Estaba en la óptica, una mañana como tantas, muy ocupada con papeles, sentada en mi escritorio. El panorama que aparece detrás de los vidrios es de gente que pasa, autos estacionados, autos que pasan, colectivos, bullicio. De pronto entran en mi campo visual por la fuerza, dos actores que desarrollan una escena patética. Una mujer joven sacudiendo el brazo de una nena de unos 8 o 9 años, clamaba ahogando el grito: ¡decime qué te hizo! ¡decime qué te hizo!
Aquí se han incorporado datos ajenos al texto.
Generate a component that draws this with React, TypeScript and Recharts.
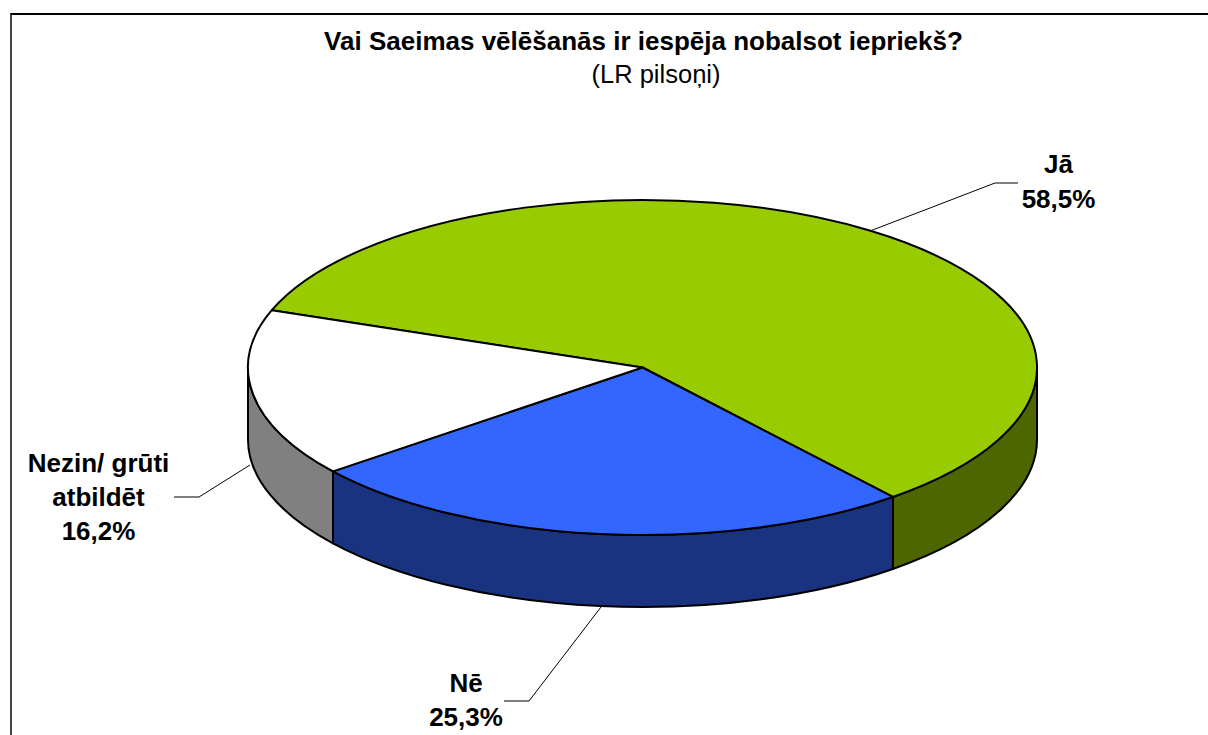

Detenidas las dos ya, una frente a la otra, la nena lloraba amargamente, tambièn ahogando el llanto, como con terror, y diciendo: ¡yo no hice nada! ¡yo no hice nada!, a lo que la madre le replicaba obsesionada, con una rabia que la hija entendía que era contra ella: ¡contame qué te hizo! ¡me vas a contar qué te hizo! y le sacudía el bracito.
Me paré como un rayo. Soy mujer y estoy involucrada. Perdoname que me meta, le dije a la mamá, mirándola a los ojos: no le hizo nada ¿me entendés? , abrazá a tu hija y llenála de besos, ella se puede olvidar si vos ayudàs, no la obligues a cargar con èsto para toda la vida. Despuès buscá al tipo y reventalo, pero tratà de que la nena lo supere, abrazála y no la hagas sufrir más. Es ella la víctima, no vos.
La mujer reaccionó y abrazó a la nena y la nena se abrazó a la mamá, quien la tomó de la mano y sin mirar para atrás, cruzó con ella la calle. La nena giró para mirarme antes de dar vuelta la esquina. Desparecieron. Al día siguiente la mujer volvió a pasar con la nena, se detuvo frente a mi puerta y entró: le quiero dar las gracias, me dijo. La nena vino a darme un beso. Sin otra palabra se fueron.